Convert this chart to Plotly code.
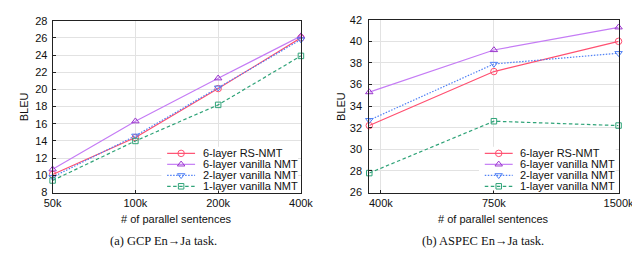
import math
import plotly.graph_objects as go

# ---------------- data ----------------
series_names = ["6-layer RS-NMT", "6-layer vanilla NMT", "2-layer vanilla NMT", "1-layer vanilla NMT"]

gcp_x = [50000, 100000, 200000, 400000]
gcp_ticktext = ["50k", "100k", "200k", "400k"]
gcp_rs = [10.1, 14.4, 20.1, 26.0]
gcp_v6 = [10.7, 16.3, 21.3, 26.2]
gcp_v2 = [9.8, 14.6, 20.2, 25.8]
gcp_v1 = [9.4, 14.0, 18.2, 23.9]

aspec_x = [375000, 750000, 1500000]
aspec_tickvals = [400000, 750000, 1500000]
aspec_ticktext = ["400k", "750k", "1500k"]
aspec_rs = [32.2, 37.2, 40.0]
aspec_v6 = [35.3, 39.2, 41.3]
aspec_v2 = [32.7, 37.9, 38.9]
aspec_v1 = [27.8, 32.6, 32.2]

# ---------------- style ----------------
W, H = 640, 264
FONT = "Liberation Sans, Arial, sans-serif"
SERIF = "Liberation Serif, Times New Roman, serif"
styles = [
    dict(line=dict(color="#ff4f70", width=1.2, dash="solid"),
         marker=dict(symbol="circle-open", size=6.5, color="#ff4f70", line=dict(width=1.0))),
    dict(line=dict(color="#c57cf5", width=1.2, dash="solid"),
         marker=dict(symbol="triangle-up-open", size=6.5, color="#9a35cc", line=dict(width=1.0))),
    dict(line=dict(color="#4f80f5", width=1.2, dash="1.5px,1.5px"),
         marker=dict(symbol="triangle-down-open", size=6.5, color="#4f80f5", line=dict(width=1.0))),
    dict(line=dict(color="#2fa378", width=1.2, dash="3.5px,2.5px"),
         marker=dict(symbol="square-open", size=5.5, color="#2fa378", line=dict(width=1.0))),
]


def px_x(p):
    return p / W


def px_y(p):
    return 1 - p / H


fig = go.Figure()

gcp_vals = [gcp_rs, gcp_v6, gcp_v2, gcp_v1]
aspec_vals = [aspec_rs, aspec_v6, aspec_v2, aspec_v1]

for name, st, ys in zip(series_names, styles, gcp_vals):
    fig.add_trace(go.Scatter(x=gcp_x, y=ys, mode="lines+markers", name=name,
                             xaxis="x", yaxis="y", showlegend=False, cliponaxis=False, **st))
for name, st, ys in zip(series_names, styles, aspec_vals):
    fig.add_trace(go.Scatter(x=aspec_x, y=ys, mode="lines+markers", name=name,
                             xaxis="x2", yaxis="y2", showlegend=False, cliponaxis=False, **st))

# ---------------- manual legends (pixel-space overlay axis) ----------------
legend_rows = [146, 157.5, 169, 180.5]
legend_boxes = [(150, 292), (480, 622)]  # left/right px of legend box per panel
annotations = []
for (bx0, bx1) in legend_boxes:
    fig.add_trace(go.Scatter(x=[bx0, bx1, bx1, bx0, bx0], y=[139, 139, 185, 185, 139],
                             mode="lines", fill="toself", fillcolor="white",
                             line=dict(width=0, color="white"), hoverinfo="skip",
                             xaxis="x3", yaxis="y3", showlegend=False))
    lx0 = bx0 + 6
    lx1 = bx0 + 35
    for name, st, ry in zip(series_names, styles, legend_rows):
        fig.add_trace(go.Scatter(x=[lx0, lx1], y=[ry, ry], mode="lines", line=st["line"],
                                 xaxis="x3", yaxis="y3", showlegend=False, hoverinfo="skip"))
        fig.add_trace(go.Scatter(x=[(lx0 + lx1) / 2], y=[ry], mode="markers", marker=st["marker"],
                                 xaxis="x3", yaxis="y3", showlegend=False, hoverinfo="skip"))
        annotations.append(dict(x=bx0 + 41, y=ry, xref="x3", yref="y3", text=name,
                                showarrow=False, xanchor="left", yanchor="middle",
                                font=dict(family=FONT, size=11, color="#111")))

# ---------------- axes ----------------
axis_common = dict(showline=True, linecolor="#222", linewidth=1, mirror=True,
                   showgrid=True, gridcolor="#e2e2e2", gridwidth=1,
                   ticks="inside", ticklen=3, tickcolor="#222",
                   tickfont=dict(family=FONT, size=11, color="#111"), zeroline=False)

fig.update_layout(
    width=W, height=H,
    margin=dict(l=0, r=0, t=0, b=0),
    paper_bgcolor="white", plot_bgcolor="rgba(0,0,0,0)",
    xaxis=dict(type="log", domain=[px_x(37), px_x(295)],
               range=[math.log10(gcp_x[0]), math.log10(gcp_x[-1])],
               tickvals=gcp_x, ticktext=gcp_ticktext, anchor="y", **axis_common),
    yaxis=dict(domain=[px_y(187), px_y(7)], range=[8, 28], dtick=2, anchor="x",
               ticklabelstandoff=2, **axis_common),
    xaxis2=dict(type="log", domain=[px_x(366), px_x(625)],
                range=[math.log10(aspec_x[0]), math.log10(aspec_x[-1])],
                tickvals=aspec_tickvals, ticktext=aspec_ticktext, anchor="y2", **axis_common),
    yaxis2=dict(domain=[px_y(187), px_y(6)], range=[26, 42], dtick=2, anchor="x2",
                ticklabelstandoff=4, **axis_common),
    xaxis3=dict(domain=[0, 1], range=[0, W], visible=False, anchor="y3", fixedrange=True),
    yaxis3=dict(domain=[0, 1], range=[H, 0], visible=False, anchor="x3", fixedrange=True),
)

# ---------------- titles / captions ----------------
texts = [
    ("BLEU", 7, 97, 11, FONT, -90),
    ("BLEU", 336, 97, 11, FONT, -90),
    ("# of parallel sentences", 166, 214.5, 11, FONT, 0),
    ("# of parallel sentences", 495, 214.5, 11, FONT, 0),
    ("(a) GCP En\u2192Ja task.", 152, 238, 12.5, SERIF, 0),
    ("(b) ASPEC En\u2192Ja task.", 484, 238, 12.5, SERIF, 0),
]
for t, x, y, s, fam, ang in texts:
    annotations.append(dict(x=px_x(x), y=px_y(y), xref="paper", yref="paper", text=t,
                            showarrow=False, xanchor="center", yanchor="middle", textangle=ang,
                            font=dict(family=fam, size=s, color="#111")))

fig.update_layout(annotations=annotations)

fig.write_html("out.html")
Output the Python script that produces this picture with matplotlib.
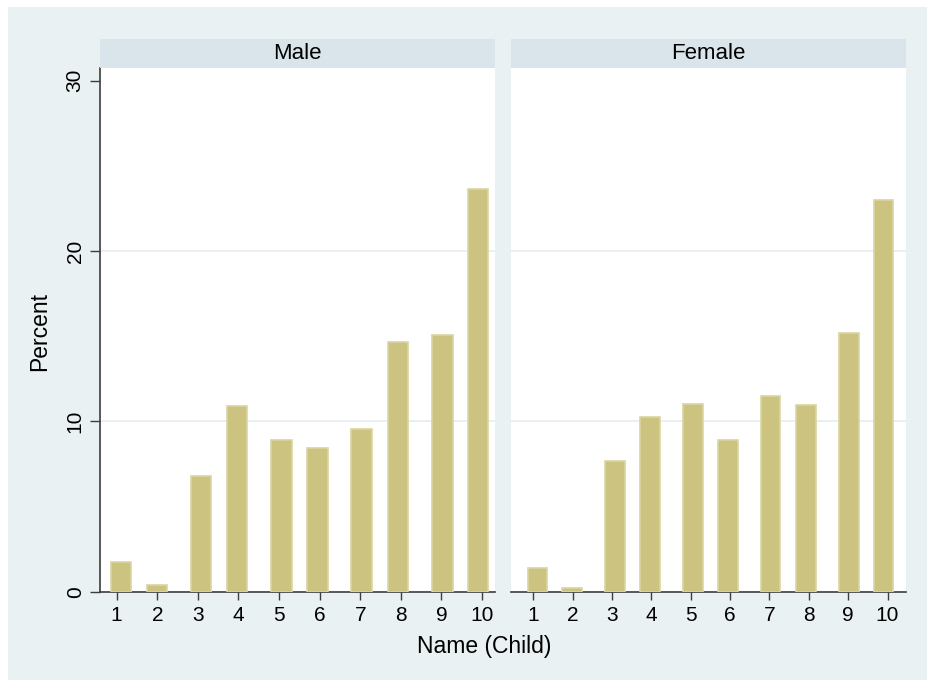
import matplotlib
matplotlib.use("Agg")
import matplotlib.pyplot as plt
from matplotlib.patches import Rectangle

plt.rcParams['font.family'] = ['Liberation Sans', 'DejaVu Sans']

panels = ["Male", "Female"]
bin_centers = [1.11, 1.99, 3.08, 3.965, 5.06, 5.945, 7.03, 7.925, 9.03, 9.895]
male_pct = [1.73, 0.38, 6.79, 10.92, 8.9, 8.43, 9.55, 14.69, 15.1, 23.63]
female_pct = [1.38, 0.2, 7.69, 10.28, 11.04, 8.92, 11.51, 10.98, 15.2, 22.98]
x_ticks = [1, 2, 3, 4, 5, 6, 7, 8, 9, 10]
y_ticks = [0, 10, 20, 30]
grid_vals = [10, 20]
xlabel = "Name (Child)"
ylabel = "Percent"

W, H = 927, 680
fig = plt.figure(figsize=(W / 100, H / 100), dpi=100)
fig.patch.set_facecolor("white")
BG = "#EAF1F3"
STRIP = "#D9E5EB"
BAR = "#CBC37F"
BAR_EDGE = "#DAD5A3"
AX = "#3c3c3c"

fig.add_artist(Rectangle((8 / W, 0), 1 - 8 / W, 1 - 7 / H, transform=fig.transFigure,
                         facecolor=BG, edgecolor="none", zorder=-10))

def fx(px):
    return px / W

def fy(py):
    return 1 - py / H

bottom_px, top_px = 591.7, 68.0
ymax = (bottom_px - top_px) / 17.03
specs = [
    (100, 495, (0.589, 10.32), male_pct, True),
    (511, 906, (0.433, 10.47), female_pct, False),
]

for name, (x0, x1, xl, vals, show_y) in zip(panels, specs):
    ax = fig.add_axes([fx(x0), fy(bottom_px), fx(x1 - x0), (bottom_px - top_px) / H])
    ax.set_facecolor("white")
    ax.bar(bin_centers, vals, width=0.5, color=BAR, edgecolor=BAR_EDGE, linewidth=1.2, zorder=3)
    for g in grid_vals:
        ax.axhline(g, color="#E6EEF0", linewidth=1.2, zorder=1)
    ax.set_xlim(*xl)
    ax.set_ylim(0, ymax)
    ax.set_xticks(x_ticks)
    ax.set_xticklabels([str(t) for t in x_ticks], fontsize=15)
    ax.tick_params(axis="x", direction="out", length=6, width=1, color=AX, pad=4)
    for s in ["top", "right"]:
        ax.spines[s].set_visible(False)
    ax.spines["bottom"].set_color(AX)
    ax.spines["bottom"].set_linewidth(1.2)
    if show_y:
        ax.spines["left"].set_color(AX)
        ax.spines["left"].set_linewidth(1.2)
        ax.set_yticks(y_ticks)
        ax.set_yticklabels([str(t) for t in y_ticks], fontsize=15, rotation=90, va="center")
        ax.tick_params(axis="y", direction="out", length=7, width=1, color=AX, pad=4)
    else:
        ax.spines["left"].set_visible(False)
        ax.set_yticks([])
    # header strip
    strip = fig.add_axes([fx(x0), fy(68.3), fx(x1 - x0), (68.3 - 39) / H])
    strip.set_facecolor(STRIP)
    strip.set_xticks([])
    strip.set_yticks([])
    for s in strip.spines.values():
        s.set_visible(False)
    strip.text(0.5, 0.5, name, ha="center", va="center", fontsize=16, transform=strip.transAxes)

fig.text(fx(484), fy(647), xlabel, ha="center", va="center", fontsize=16.5)
fig.text(fx(40), fy(331), ylabel, ha="center", va="center", fontsize=16.5, rotation=90)

fig.savefig("out.png", dpi=100, facecolor=fig.get_facecolor())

■ **Your objective**
Leave the pictures out and copy exactly the lines from the one with "Output the Python" to the one with "return 1 - py / H", both included.

■ **Complete response**
Output the Python script that produces this picture with matplotlib.
import matplotlib
matplotlib.use("Agg")
import matplotlib.pyplot as plt
from matplotlib.patches import Rectangle

plt.rcParams['font.family'] = ['Liberation Sans', 'DejaVu Sans']

panels = ["Male", "Female"]
bin_centers = [1.11, 1.99, 3.08, 3.965, 5.06, 5.945, 7.03, 7.925, 9.03, 9.895]
male_pct = [1.73, 0.38, 6.79, 10.92, 8.9, 8.43, 9.55, 14.69, 15.1, 23.63]
female_pct = [1.38, 0.2, 7.69, 10.28, 11.04, 8.92, 11.51, 10.98, 15.2, 22.98]
x_ticks = [1, 2, 3, 4, 5, 6, 7, 8, 9, 10]
y_ticks = [0, 10, 20, 30]
grid_vals = [10, 20]
xlabel = "Name (Child)"
ylabel = "Percent"

W, H = 927, 680
fig = plt.figure(figsize=(W / 100, H / 100), dpi=100)
fig.patch.set_facecolor("white")
BG = "#EAF1F3"
STRIP = "#D9E5EB"
BAR = "#CBC37F"
BAR_EDGE = "#DAD5A3"
AX = "#3c3c3c"

fig.add_artist(Rectangle((8 / W, 0), 1 - 8 / W, 1 - 7 / H, transform=fig.transFigure,
                         facecolor=BG, edgecolor="none", zorder=-10))

def fx(px):
    return px / W

def fy(py):
    return 1 - py / H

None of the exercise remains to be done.